Q: Your next work is The Jinx’s Lover. What kind of image do you think you’ll show?

Na In Woo: My character lives with guilt. I want to express well the process of (my character) finding someone and overcoming that guilt, because that’s where I put the most emphasis on. In the process of changing due to someone, there is pain, sadness, and happiness. I tried to express that process in detail.


Q: Is there something you want to do?

Na In Woo: I want to play guitar well. I also want to learn golf. Right now, I’m doing what I’ve been putting off. For example, there were many things in the past I wanted to learn on my own. I tried drawing, and I know a bit of it, but I couldn’t fulfill my greed. I want to do well, but there’s so much I want to do, so I became determined. After realizing that there are things I can’t do, I once again realized the beauty of learning things with a humble attitude.


Q: Is there anything specific you want to learn?

Na In Woo: I was learning golf on my own, but now I’m taking lessons. I was also learning guitar on my own, but now I’m learning from a really good teacher who I admired since I was young. When I can play better later on, I want to have a concert, as a session.
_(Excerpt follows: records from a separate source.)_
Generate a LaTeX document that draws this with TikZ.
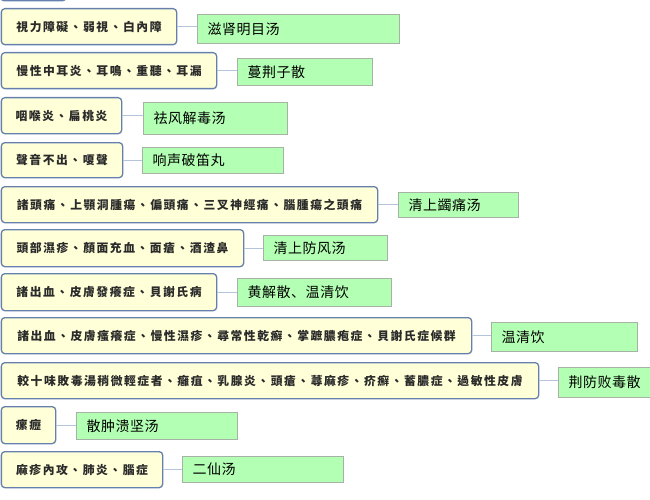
\documentclass[tikz,border=0pt]{standalone}
\usepackage{fontspec}
\newfontfamily\yfont[LetterSpace=13]{Noto Sans CJK TC}
\newfontfamily\gfont[LetterSpace=4]{Noto Sans CJK SC}
\definecolor{yfill}{HTML}{FFFFD8}
\definecolor{ydraw}{HTML}{6580AC}
\definecolor{gfill}{HTML}{B3FFB3}
\definecolor{gdraw}{HTML}{A6B2A6}
\definecolor{conn}{HTML}{B4C4DC}
\definecolor{ytext}{HTML}{2A2A2A}
\tikzset{
  ybox/.style={draw=ydraw, fill=yfill, line width=1.3pt, rounded corners=3.5pt,
    anchor=north west, inner sep=0pt, text=ytext,
    font=\yfont\bfseries\fontsize{11.8}{12}\selectfont},
  gbox/.style={draw=gdraw, fill=gfill, line width=1pt, anchor=north west,
    inner xsep=10pt, inner ysep=0pt, text=black,
    font=\gfont\fontsize{14}{15}\selectfont},
  link/.style={draw=conn, line width=1.3pt}
}
\newcommand\yn[6]{% name, x1, y1, x2, y2, text
  \node[ybox, minimum width=#4-#2, minimum height=#5-#3] (#1) at (#2,#3) {#6};}
\newcommand\gn[6]{%
  \node[gbox, minimum height=#5-#3] (#1) at (#2,#3) {\makebox[\dimexpr #4pt-#2pt-20pt\relax][l]{\raisebox{1pt}{#6}}};}
\begin{document}
\begin{tikzpicture}[x=1pt,y=-1pt]
\useasboundingbox (0,0) rectangle (650,500);
% partial box at top
\draw[draw=ydraw, fill=yfill, line width=1.3pt, rounded corners=3.5pt] (0.7,-30) rectangle (66,0.8);
\yn{y1}{0.7}{8}{176}{44}{視力障礙、弱視、白內障}
\gn{g1}{197}{14}{399}{43}{滋肾明目汤}
\yn{y2}{0.7}{52}{216}{88}{慢性中耳炎、耳鳴、重聽、耳漏}
\gn{g2}{237}{58}{372}{85}{蔓荆子散}
\yn{y3}{0.7}{97}{121}{133}{咽喉炎、扁桃炎}
\gn{g3}{143}{102}{287}{134}{祛风解毒汤}
\yn{y4}{0.7}{142}{122}{177}{聲音不出、嗄聲}
\gn{g4}{142}{147}{283}{173}{响声破笛丸}
\yn{y5}{0.7}{186}{377}{222}{諸頭痛、上顎洞腫瘍、偏頭痛、三叉神經痛、腦腫瘍之頭痛}
\gn{g5}{398}{192}{518}{217}{清上蠲痛汤}
\yn{y6}{0.7}{229}{243}{266}{頭部濕疹、顏面充血、面瘡、酒渣鼻}
\gn{g6}{263}{235}{387}{260}{清上防风汤}
\yn{y7}{0.7}{273}{216}{310}{諸出血、皮膚發癢症、貝謝氏病}
\gn{g7}{237}{278}{391}{306}{黄解散、温清饮}
\yn{y8}{0.7}{317}{471}{353}{諸出血、皮膚瘙癢症、慢性濕疹、尋常性乾癬、掌蹠膿疱症、貝謝氏症候群}
\gn{g8}{491}{322}{637}{351}{温清饮}
\yn{y9}{0.7}{362}{538}{398}{較十味敗毒湯稍微輕症者、癰疽、乳腺炎、頭瘡、蕁麻疹、疥癬、蓄膿症、過敏性皮膚}
\gn{g9}{558}{367}{650.5}{397}{荆防败毒散}
\yn{y10}{0.7}{406}{55}{443}{瘰癧}
\gn{g10}{76}{412}{237}{439}{散肿溃坚汤}
\yn{y11}{0.7}{451}{162}{487}{麻疹內攻、肺炎、腦症}
\gn{g11}{182}{456}{343}{482}{二仙汤}
\foreach \i in {1,...,11}{
  \draw[link] (y\i.east) -- (y\i.east -| g\i.west);
}
\end{tikzpicture}
\end{document}
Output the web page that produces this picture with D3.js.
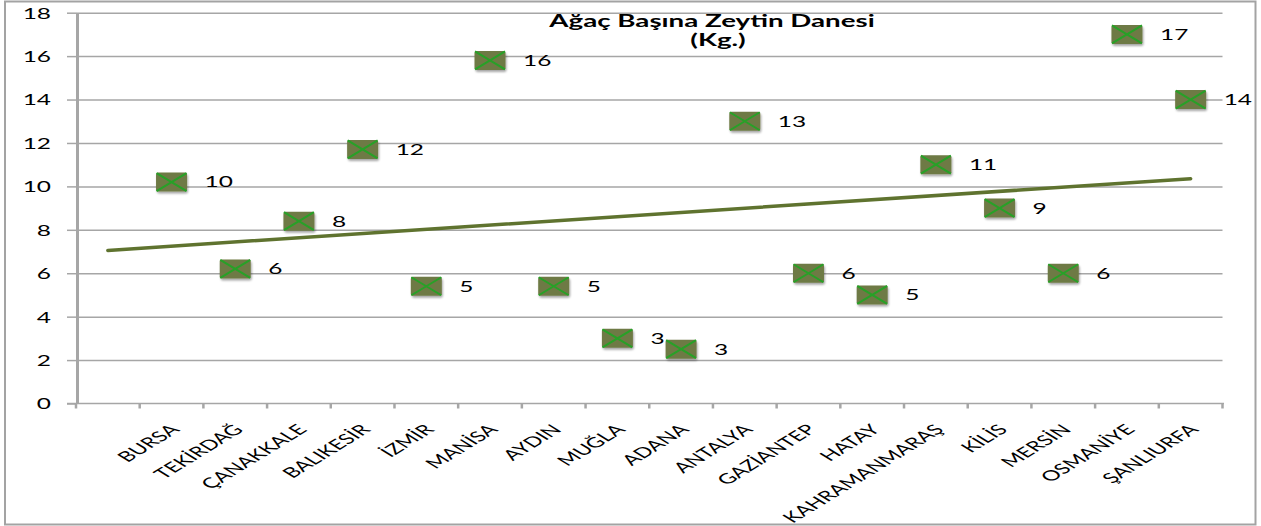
<!DOCTYPE html>
<html>
<head>
<meta charset="utf-8">
<script src="https://cdn.jsdelivr.net/npm/d3@7"></script>
<style>
	body { margin: 0; background: #fff; }
	text { font-family: Lato, "Open Sans", sans-serif; fill: #000; }
</style>
</head>
<body>
<svg id="chart" width="1261" height="526"></svg>
<script>
// chart data
const provinces = ["BURSA", "TEKİRDAĞ", "ÇANAKKALE", "BALIKESİR", "İZMİR", "MANİSA", "AYDIN", "MUĞLA", "ADANA",
	"ANTALYA", "GAZİANTEP", "HATAY", "KAHRAMANMARAŞ", "KİLİS", "MERSİN", "OSMANİYE", "ŞANLIURFA"];
const values = [10.2, 6.2, 8.4, 11.7, 5.4, 15.8, 5.4, 3.0, 2.5, 13.0, 6.0, 5.0, 11.0, 9.0, 6.0, 17.0, 14.0];
const yTicks = [0, 2, 4, 6, 8, 10, 12, 14, 16, 18];
const titleLines = ["Ağaç Başına Zeytin Danesi", "(Kg.)"];

const svg = d3.select("svg#chart");
// the picture is stretched sideways, text follows that
const SX = 1.63;
const categories = [" ", ...provinces];
const x = d3.scaleBand(categories, [76, 1222.5]);
const y = d3.scaleLinear([0, 18], [403.5, 12.7]);
const gridColor = "#a6a6a6";

const defs = svg.append("defs");
const shadow = defs.append("filter").attr("id", "shadow")
	.attr("x", "-30%").attr("y", "-30%").attr("width", "160%").attr("height", "160%");
shadow.append("feDropShadow").attr("dx", 1).attr("dy", 2).attr("stdDeviation", 1.3)
	.attr("flood-color", "#000").attr("flood-opacity", 0.35);

// outer frame
svg.append("rect")
	.attr("x", 5).attr("y", 1.5).attr("width", 1250.5).attr("height", 523)
	.attr("fill", "none").attr("stroke", "#a3a3a3").attr("stroke-width", 2);

let annotations = svg.append("g").attr("id", "annotations");
let chartArea = svg.append("g");

// horizontal grid
let horizontalGrid = d3.axisLeft(y).tickValues(yTicks.slice(1)).tickSize(-(1222.5 - 77)).tickFormat("");
annotations.append("g")
	.attr("class", "y-grid")
	.attr("transform", "translate(77,0)")
	.call(horizontalGrid)
	.call(g => g.select(".domain").remove())
	.call(g => g.selectAll("line").attr("stroke", gridColor).attr("stroke-width", 1.5));

// y axis with outside ticks and labels
let leftAxis = d3.axisLeft(y).tickValues(yTicks).tickSize(10).tickSizeOuter(0);
annotations.append("g")
	.attr("class", "y-axis")
	.attr("transform", "translate(77,0)")
	.call(leftAxis)
	.call(g => g.select(".domain").attr("stroke", gridColor).attr("stroke-width", 3))
	.call(g => g.selectAll(".tick line").attr("stroke", gridColor).attr("stroke-width", 1.5))
	.call(g => g.selectAll(".tick text")
		.attr("x", null).attr("dy", "0.36em")
		.attr("transform", `translate(-26,0) scale(${SX},1)`)
		.style("font-size", "15px").style("font-family", "Lato, sans-serif").attr("fill", "#000"));

// x axis line and ticks between categories
annotations.append("line")
	.attr("x1", 67).attr("x2", 1224).attr("y1", y(0)).attr("y2", y(0))
	.attr("stroke", gridColor).attr("stroke-width", 1.5);
annotations.selectAll(".x-tick")
	.data([...categories.map(c => x(c)), x.range()[1]])
	.join("line")
	.attr("class", "x-tick")
	.attr("x1", d => d).attr("x2", d => d)
	.attr("y1", y(0)).attr("y2", y(0) + 5)
	.attr("stroke", gridColor).attr("stroke-width", 2.5);

let bottomAxis = d3.axisBottom(x).tickSize(0).tickSizeOuter(0);
annotations.append("g")
	.attr("class", "x-axis")
	.attr("transform", `translate(0, ${y(0)})`)
	.call(bottomAxis)
	.call(g => g.select(".domain").remove())
	.call(g => g.selectAll(".tick text")
		.attr("y", null).attr("dy", null)
		.attr("text-anchor", "end")
		.attr("transform", `translate(9,27) scale(${SX},1) rotate(-45)`)
		.style("font-size", "14.3px").style("font-family", "Lato, sans-serif").attr("fill", "#000"));

// title
annotations.selectAll(".title")
	.data(titleLines)
	.join("text")
	.attr("class", "title")
	.attr("text-anchor", "middle")
	.attr("transform", (d, i) => `translate(${712 + i * 6}, ${27 + i * 19}) scale(${SX},1)`)
	.style("font-size", "17px")
	.style("font-weight", "bold")
	.text(d => d);

// linear trend over the category positions (first slot is empty)
const pts = provinces.map((p, i) => ({ name: p, idx: i + 2, value: values[i] }));
const mx = d3.mean(pts, d => d.idx);
const my = d3.mean(pts, d => d.value);
const slope = d3.sum(pts, d => (d.idx - mx) * (d.value - my)) / d3.sum(pts, d => (d.idx - mx) ** 2);
const icpt = my - slope * mx;
const center = idx => x(categories[idx - 1]) + x.bandwidth() / 2;
let gen = d3.line(d => center(d), d => y(icpt + slope * d));
chartArea.append("path")
	.datum([1, categories.length])
	.attr("d", gen)
	.attr("fill", "none")
	.attr("stroke", "#5f732f")
	.attr("stroke-width", 3.5)
	.attr("stroke-linecap", "round");

// markers
let marks = chartArea.selectAll(".mark")
	.data(pts)
	.join("g")
	.attr("class", "mark")
	.attr("transform", d => `translate(${center(d.idx)}, ${y(d.value)})`);
marks.append("rect")
	.attr("x", -15.5).attr("y", -9.5).attr("width", 31).attr("height", 19).attr("rx", 2)
	.attr("fill", "#6e7a44")
	.attr("filter", "url(#shadow)");
marks.append("path")
	.attr("d", "M-15,-9L15,9M-15,9L15,-9")
	.attr("stroke", "#27a127")
	.attr("stroke-width", 2);

// value labels
chartArea.selectAll(".value-label")
	.data(pts)
	.join("text")
	.attr("class", "value-label")
	.attr("dy", "0.36em")
	.attr("transform", d => `translate(${center(d.idx) + 33}, ${y(d.value)}) scale(${SX},1)`)
	.style("font-size", "15px")
	.text(d => Math.round(d.value));
</script>
</body>
</html>
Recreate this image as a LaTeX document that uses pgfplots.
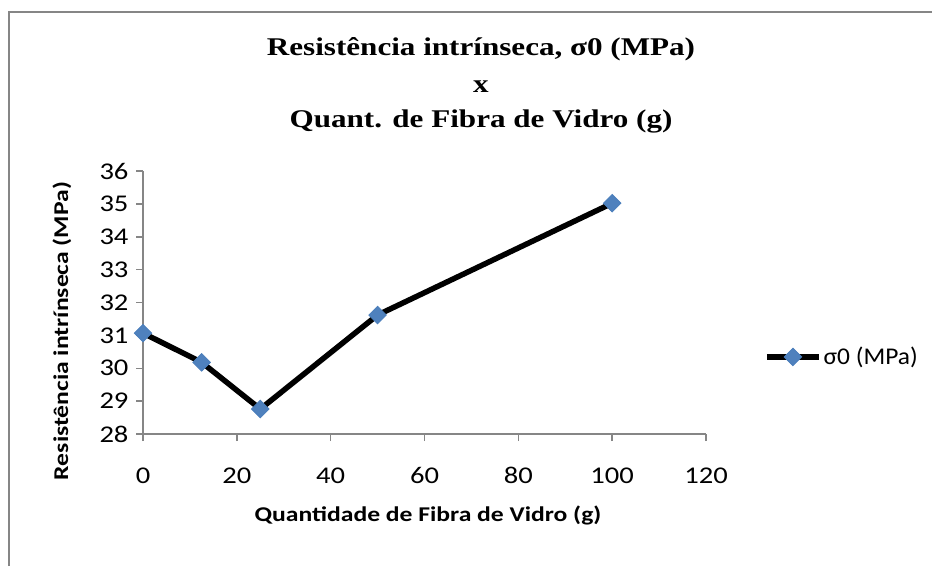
\documentclass[border=0pt]{standalone}
\usepackage{pgfplots}
\pgfplotsset{compat=1.18}
\usepackage{fontspec}
\setmainfont{Carlito}
% the reference text is drawn a little wider than it is tall
\newfontfamily\tickfont{Carlito}[FakeStretch=1.19]
\newfontfamily\labelfont{Carlito}[FakeStretch=1.22]
\newfontfamily\legfont{Carlito}[FakeStretch=1.06]
\newfontfamily\titlefont{Liberation Serif}[FakeStretch=1.22]
\definecolor{axisgray}{HTML}{868686}
\definecolor{markblue}{HTML}{4F81BD}
\definecolor{markedge}{HTML}{4A7EBB}

\begin{document}
\begin{tikzpicture}
% page frame, 1pt = 1px of the reference
\path[use as bounding box] (0pt,0pt) rectangle (932pt,-566pt);
\draw[axisgray, line width=2pt] (9pt,-566pt) -- (9pt,-12pt) -- (932pt,-12pt);

\begin{axis}[
    at={(143pt,-434pt)}, anchor=south west,
    width=563pt, height=263pt, scale only axis,
    xmin=0, xmax=120,
    ymin=28, ymax=36,
    axis lines*=left,
    axis line style={draw=axisgray, line width=1.5pt},
    tick style={draw=axisgray, line width=1.5pt},
    tick align=outside,
    major tick length=7pt,
    xtick={0,20,...,120},
    ytick={28,29,...,36},
    /pgf/number format/assume math mode=true,
    ticklabel style={font=\tickfont\fontsize{24}{24}\selectfont},
    xticklabel style={yshift=-23pt},
    yticklabel style={xshift=-4pt},
    clip=false,
    legend style={at={(axis description cs:1.103,0.293)}, anchor=west,
        draw=none, fill=none, inner sep=0pt,
        font=\legfont\fontsize{24}{24}\selectfont,
        nodes={inner sep=2pt}},
    legend image code/.code={%
        \draw[mark repeat=2, mark phase=2, #1]
            plot coordinates {(0pt,0pt) (26pt,0pt) (52pt,0pt)};},
]
\addplot[black, line width=5.5pt,
    mark=square*, mark size=6.2pt,
    mark options={rotate=45, fill=markblue, draw=markedge, line width=0.8pt, solid}]
    coordinates {(0,31.07) (12.5,30.18) (25,28.76) (50,31.62) (100,35.02)};
\addlegendentry{σ0 (MPa)}
\end{axis}

\node[anchor=base, font=\titlefont\bfseries\fontsize{25.5}{25.5}\selectfont] at (481pt,-55pt) {Resistência intrínseca, σ0 (MPa)};
\node[anchor=base, font=\titlefont\bfseries\fontsize{25.5}{25.5}\selectfont] at (481pt,-92pt) {x};
\node[anchor=base, font=\titlefont\bfseries\fontsize{25.5}{25.5}\selectfont] at (481pt,-127pt) {Quant. de Fibra de Vidro (g)};

\node[anchor=base, font=\labelfont\bfseries\fontsize{21}{21}\selectfont] at (428pt,-521pt) {Quantidade de Fibra de Vidro (g)};
\node[anchor=base, rotate=90, font=\labelfont\bfseries\fontsize{21}{21}\selectfont] at (68pt,-331pt) {Resistência intrínseca (MPa)};
\end{tikzpicture}
\end{document}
Q: You became a new member of 1 Night 2 Days, how was your first filming?

Na In Woo: I was half-nervous, half-excited, but when I got there, everyone took care of me. Thanks to them, my natural comfortable self came out.


Q: How’s your chemistry with the members? Who took care of you the most?

Na In Woo: Although I showed my flaws, I’m grateful that the members filled them up. They took care of me in their own way, so I couldn’t pick one.


Q: If you can pick someone you have the best chemistry with?

Na In Woo: I think I resemble Jongmin hyung the most, so I think we’ll have great chemistry.


Q: Is there someone you want to resemble as an actor?

Na In Woo: At first, there was no one I wanted to resemble, but I found one after so many people kept asking me. I thought about a really cool and respectful person, and I wanted to be like Kim Rae Won. But after thinking for awhile, I realized I didn’t know myself. During my early interviews, I said I wanted to resemble myself. But right now, there’s no one. I think I need to know myself more for me to have one. I think I’m in a transition period. I might think of someone after further research.